Images should be left out, and everything else in the listing reproduced exactly.

Supplied material.
###

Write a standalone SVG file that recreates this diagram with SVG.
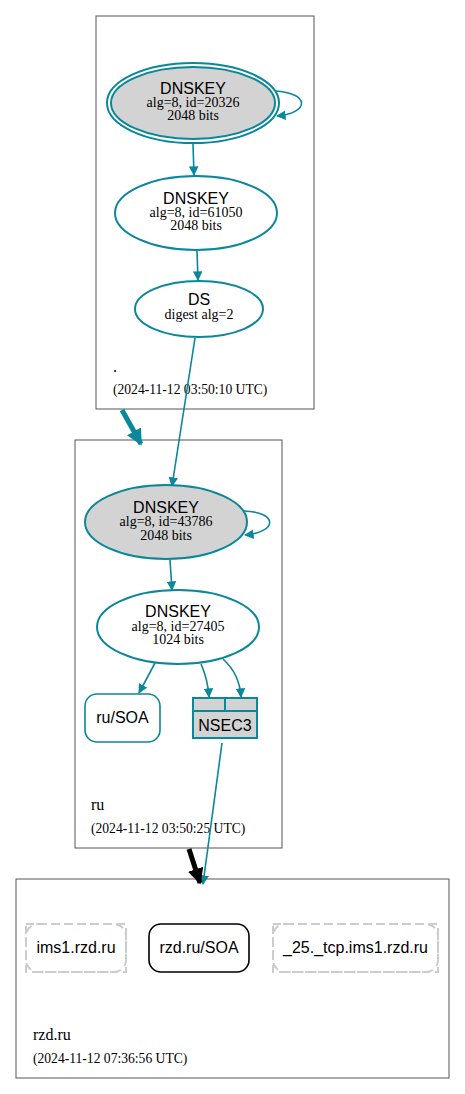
<svg xmlns="http://www.w3.org/2000/svg" width="465" height="1094" viewBox="0 0 465 1094">
<defs>
<style>
.zone{fill:#fff;stroke:#555;stroke-width:1}
.k{stroke:#0a879a;stroke-width:2;fill:#fff}
.g{fill:#d3d3d3}
.e{stroke:#0a879a;stroke-width:1.6;fill:none}
.h{font-family:"Liberation Sans",Arial,sans-serif;font-size:16px;fill:#000;text-anchor:middle}
.t{font-family:"Liberation Serif","Times New Roman",serif;font-size:14px;fill:#000;text-anchor:middle}
.zl{font-family:"Liberation Serif","Times New Roman",serif;font-size:16px;fill:#000}
.zd{font-family:"Liberation Serif","Times New Roman",serif;font-size:13.6px;fill:#000}
.dash{fill:none;stroke:#ccc;stroke-width:2;stroke-dasharray:8,5}
</style>
<marker id="a" viewBox="0 0 10 10" refX="9" refY="5" markerWidth="6" markerHeight="6" orient="auto" markerUnits="strokeWidth"><path d="M0,0L10,5L0,10z" fill="#0a879a"/></marker>
<marker id="at" viewBox="0 0 10 10" refX="9" refY="5" markerWidth="3.2" markerHeight="3.2" orient="auto" markerUnits="strokeWidth"><path d="M0,0L10,5L0,10z" fill="#0a879a"/></marker>
<marker id="ab" viewBox="0 0 10 10" refX="9" refY="5" markerWidth="3.2" markerHeight="3.2" orient="auto" markerUnits="strokeWidth"><path d="M0,0L10,5L0,10z" fill="#000"/></marker>
</defs>
<rect width="465" height="1094" fill="#fff"/>

<g id="zone-root">
<rect class="zone" x="96" y="16" width="218" height="393"/>
<text class="zl" x="113" y="372">.</text>
<text class="zd" x="113" y="394">(2024-11-12 03:50:10 UTC)</text>
</g>
<g id="zone-ru">
<rect class="zone" x="75" y="440" width="207" height="408"/>
<text class="zl" x="91" y="810">ru</text>
<text class="zd" x="91" y="833">(2024-11-12 03:50:25 UTC)</text>
</g>
<g id="zone-rzd">
<rect class="zone" x="16" y="879" width="433" height="199"/>
<text class="zl" x="33" y="1040">rzd.ru</text>
<text class="zd" x="33" y="1063">(2024-11-12 07:36:56 UTC)</text>
</g>

<g id="connectors">
<path class="e" d="M275,91 C310,93 310,113 277,116" marker-end="url(#a)"/>
<path class="e" d="M193,144 L194,175" marker-end="url(#a)"/>
<path class="e" d="M197,251 L198,280" marker-end="url(#a)"/>
<path class="e" d="M195,338 L172,486" marker-end="url(#a)"/>
<path d="M122,410 L141,444" stroke="#0a879a" stroke-width="5" fill="none" marker-end="url(#at)"/>
<path class="e" d="M244,511 C278,512 278,532 245,535" marker-end="url(#a)"/>
<path class="e" d="M170,560 L172,590" marker-end="url(#a)"/>
<path class="e" d="M155,663 L139,693" marker-end="url(#a)"/>
<path class="e" d="M201,664 C205,673 208,682 209,697" marker-end="url(#a)"/>
<path class="e" d="M223,659 C233,668 240,680 241,697" marker-end="url(#a)"/>
<path class="e" d="M222,743 L203,884" marker-end="url(#a)"/>
<path d="M189,849 L200,883" stroke="#000" stroke-width="5" fill="none" marker-end="url(#ab)"/>
</g>

<g id="node-ksk-20326">
<ellipse class="k" cx="193" cy="103" rx="86" ry="40" style="fill:none"/>
<ellipse class="k g" cx="193" cy="103" rx="82" ry="36"/>
<text class="h" x="193" y="94">DNSKEY</text>
<text class="t" x="193" y="107">alg=8, id=20326</text>
<text class="t" x="193" y="120">2048 bits</text>
</g>
<g id="node-zsk-61050">
<ellipse class="k" cx="196" cy="213" rx="81" ry="37"/>
<text class="h" x="196" y="204">DNSKEY</text>
<text class="t" x="196" y="217">alg=8, id=61050</text>
<text class="t" x="196" y="230">2048 bits</text>
</g>
<g id="node-ds">
<ellipse class="k" cx="199" cy="309" rx="64" ry="28"/>
<text class="h" x="199" y="305">DS</text>
<text class="t" x="199" y="319">digest alg=2</text>
</g>
<g id="node-ksk-43786">
<ellipse class="k g" cx="166" cy="522" rx="81" ry="37"/>
<text class="h" x="166" y="513">DNSKEY</text>
<text class="t" x="166" y="526">alg=8, id=43786</text>
<text class="t" x="166" y="540">2048 bits</text>
</g>
<g id="node-zsk-27405">
<ellipse class="k" cx="178" cy="627" rx="81" ry="37"/>
<text class="h" x="178" y="617">DNSKEY</text>
<text class="t" x="178" y="631">alg=8, id=27405</text>
<text class="t" x="178" y="644">1024 bits</text>
</g>
<g id="node-ru-soa">
<rect x="85" y="694" width="75" height="48" rx="12" fill="#fff" stroke="#0a879a" stroke-width="1.6"/>
<text class="h" x="122.5" y="723">ru/SOA</text>
</g>
<g id="node-nsec3">
<rect x="193" y="698" width="64" height="40" fill="#d3d3d3" stroke="#0a879a" stroke-width="2"/>
<line x1="193" y1="711" x2="257" y2="711" stroke="#0a879a" stroke-width="2"/>
<line x1="225" y1="698" x2="225" y2="711" stroke="#0a879a" stroke-width="2"/>
<text class="h" x="225" y="731">NSEC3</text>
</g>
<g id="node-ims1">
<rect class="dash" x="26" y="924" width="100" height="48"/>
<rect class="dash" x="26" y="924" width="100" height="48" rx="12"/>
<text class="h" x="76" y="953">ims1.rzd.ru</text>
</g>
<g id="node-rzd-soa">
<rect x="149" y="924" width="100" height="48" rx="12" fill="#fff" stroke="#000" stroke-width="1.6"/>
<text class="h" x="199" y="953">rzd.ru/SOA</text>
</g>
<g id="node-tcp">
<rect class="dash" x="273" y="924" width="165" height="48"/>
<rect class="dash" x="273" y="924" width="165" height="48" rx="12"/>
<text class="h" x="355.5" y="953">_25._tcp.ims1.rzd.ru</text>
</g>
</svg>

###

Completed task.
Write a standalone SVG file that recreates this diagram with SVG.
<svg xmlns="http://www.w3.org/2000/svg" width="465" height="1094" viewBox="0 0 465 1094">
<defs>
<style>
.zone{fill:#fff;stroke:#555;stroke-width:1}
.k{stroke:#0a879a;stroke-width:2;fill:#fff}
.g{fill:#d3d3d3}
.e{stroke:#0a879a;stroke-width:1.6;fill:none}
.h{font-family:"Liberation Sans",Arial,sans-serif;font-size:16px;fill:#000;text-anchor:middle}
.t{font-family:"Liberation Serif","Times New Roman",serif;font-size:14px;fill:#000;text-anchor:middle}
.zl{font-family:"Liberation Serif","Times New Roman",serif;font-size:16px;fill:#000}
.zd{font-family:"Liberation Serif","Times New Roman",serif;font-size:13.6px;fill:#000}
.dash{fill:none;stroke:#ccc;stroke-width:2;stroke-dasharray:8,5}
</style>
<marker id="a" viewBox="0 0 10 10" refX="9" refY="5" markerWidth="6" markerHeight="6" orient="auto" markerUnits="strokeWidth"><path d="M0,0L10,5L0,10z" fill="#0a879a"/></marker>
<marker id="at" viewBox="0 0 10 10" refX="9" refY="5" markerWidth="3.2" markerHeight="3.2" orient="auto" markerUnits="strokeWidth"><path d="M0,0L10,5L0,10z" fill="#0a879a"/></marker>
<marker id="ab" viewBox="0 0 10 10" refX="9" refY="5" markerWidth="3.2" markerHeight="3.2" orient="auto" markerUnits="strokeWidth"><path d="M0,0L10,5L0,10z" fill="#000"/></marker>
</defs>
<rect width="465" height="1094" fill="#fff"/>

<g id="zone-root">
<rect class="zone" x="96" y="16" width="218" height="393"/>
<text class="zl" x="113" y="372">.</text>
<text class="zd" x="113" y="394">(2024-11-12 03:50:10 UTC)</text>
</g>
<g id="zone-ru">
<rect class="zone" x="75" y="440" width="207" height="408"/>
<text class="zl" x="91" y="810">ru</text>
<text class="zd" x="91" y="833">(2024-11-12 03:50:25 UTC)</text>
</g>
<g id="zone-rzd">
<rect class="zone" x="16" y="879" width="433" height="199"/>
<text class="zl" x="33" y="1040">rzd.ru</text>
<text class="zd" x="33" y="1063">(2024-11-12 07:36:56 UTC)</text>
</g>

<g id="connectors">
<path class="e" d="M275,91 C310,93 310,113 277,116" marker-end="url(#a)"/>
<path class="e" d="M193,144 L194,175" marker-end="url(#a)"/>
<path class="e" d="M197,251 L198,280" marker-end="url(#a)"/>
<path class="e" d="M195,338 L172,486" marker-end="url(#a)"/>
<path d="M122,410 L141,444" stroke="#0a879a" stroke-width="5" fill="none" marker-end="url(#at)"/>
<path class="e" d="M244,511 C278,512 278,532 245,535" marker-end="url(#a)"/>
<path class="e" d="M170,560 L172,590" marker-end="url(#a)"/>
<path class="e" d="M155,663 L139,693" marker-end="url(#a)"/>
<path class="e" d="M201,664 C205,673 208,682 209,697" marker-end="url(#a)"/>
<path class="e" d="M223,659 C233,668 240,680 241,697" marker-end="url(#a)"/>
<path class="e" d="M222,743 L203,884" marker-end="url(#a)"/>
<path d="M189,849 L200,883" stroke="#000" stroke-width="5" fill="none" marker-end="url(#ab)"/>
</g>

<g id="node-ksk-20326">
<ellipse class="k" cx="193" cy="103" rx="86" ry="40" style="fill:none"/>
<ellipse class="k g" cx="193" cy="103" rx="82" ry="36"/>
<text class="h" x="193" y="94">DNSKEY</text>
<text class="t" x="193" y="107">alg=8, id=20326</text>
<text class="t" x="193" y="120">2048 bits</text>
</g>
<g id="node-zsk-61050">
<ellipse class="k" cx="196" cy="213" rx="81" ry="37"/>
<text class="h" x="196" y="204">DNSKEY</text>
<text class="t" x="196" y="217">alg=8, id=61050</text>
<text class="t" x="196" y="230">2048 bits</text>
</g>
<g id="node-ds">
<ellipse class="k" cx="199" cy="309" rx="64" ry="28"/>
<text class="h" x="199" y="305">DS</text>
<text class="t" x="199" y="319">digest alg=2</text>
</g>
<g id="node-ksk-43786">
<ellipse class="k g" cx="166" cy="522" rx="81" ry="37"/>
<text class="h" x="166" y="513">DNSKEY</text>
<text class="t" x="166" y="526">alg=8, id=43786</text>
<text class="t" x="166" y="540">2048 bits</text>
</g>
<g id="node-zsk-27405">
<ellipse class="k" cx="178" cy="627" rx="81" ry="37"/>
<text class="h" x="178" y="617">DNSKEY</text>
<text class="t" x="178" y="631">alg=8, id=27405</text>
<text class="t" x="178" y="644">1024 bits</text>
</g>
<g id="node-ru-soa">
<rect x="85" y="694" width="75" height="48" rx="12" fill="#fff" stroke="#0a879a" stroke-width="1.6"/>
<text class="h" x="122.5" y="723">ru/SOA</text>
</g>
<g id="node-nsec3">
<rect x="193" y="698" width="64" height="40" fill="#d3d3d3" stroke="#0a879a" stroke-width="2"/>
<line x1="193" y1="711" x2="257" y2="711" stroke="#0a879a" stroke-width="2"/>
<line x1="225" y1="698" x2="225" y2="711" stroke="#0a879a" stroke-width="2"/>
<text class="h" x="225" y="731">NSEC3</text>
</g>
<g id="node-ims1">
<rect class="dash" x="26" y="924" width="100" height="48"/>
<rect class="dash" x="26" y="924" width="100" height="48" rx="12"/>
<text class="h" x="76" y="953">ims1.rzd.ru</text>
</g>
<g id="node-rzd-soa">
<rect x="149" y="924" width="100" height="48" rx="12" fill="#fff" stroke="#000" stroke-width="1.6"/>
<text class="h" x="199" y="953">rzd.ru/SOA</text>
</g>
<g id="node-tcp">
<rect class="dash" x="273" y="924" width="165" height="48"/>
<rect class="dash" x="273" y="924" width="165" height="48" rx="12"/>
<text class="h" x="355.5" y="953">_25._tcp.ims1.rzd.ru</text>
</g>
</svg>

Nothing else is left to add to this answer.